= Big Game (poker) =

Cash game in Las Vegas

The Big Game is a high-stakes poker cash game played in "Bobby's Room", a cardroom named after Bobby Baldwin, at the Bellagio casino in Las Vegas. In 2010, the game partially expanded to "The Ivey Room" at Aria Resort and Casino. The table features no-limit and pot-limit games with wagers up to $100,000 per hand. Limit games as high as $4,000/$8,000 are often played but $800/$1,600 is normal.

==Structure==
The table features a variety of poker games played in rotation and changing every 8-10 hands. The games are selected from a list of the players' choices, including:

- Texas hold 'em (limit and no limit)
- Seven-card stud (straight high, eight or better Hi/Lo, Hi/Lo without qualifiers, limit)
- Omaha (straight high, eight or better Hi/Lo, limit and pot limit)
- Deuce-to-seven triple draw (limit)
- Deuce-to-seven single draw (no limit)
- Ace-to-Five triple draw (limit)
- Ace-to-Five single draw (no limit)
- Razz (limit)

==Usual players==
Usually players buy in for $200,000-300,000, but anyone with the minimum buy in of $20,000 is welcome to play.

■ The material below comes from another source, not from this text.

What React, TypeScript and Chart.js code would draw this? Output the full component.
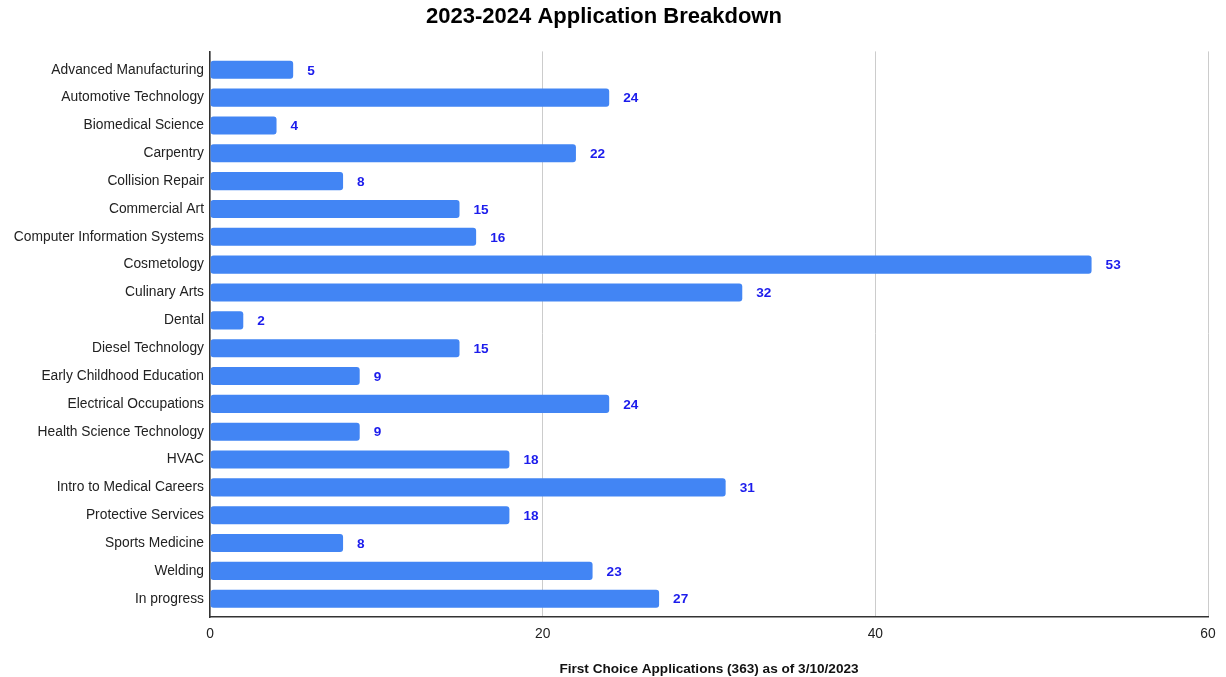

In addition to the occasional drop-in player, the following players have been known to play regularly in the Big Game over the years:

- Patrik Antonius
- David Benyamine
- Todd Brunson
- Johnny Chan
- Allen Cunningham
- Tom Dwan
- Eli Elezra
- Sammy Farha
- Ted Forrest
- Chau Giang
- Barry Greenstein
- David Grey
- Gus Hansen
- Jennifer Harman
- John Hennigan
- Phil Ivey
- Guy Laliberté
- Minh Ly
- Daniel Negreanu
- David Oppenheim
- Ralph Perry
- Nick Schulman
- Huck Seed

Chip Reese and Doyle Brunson were regulars until their deaths in 2007 and 2023, respectively.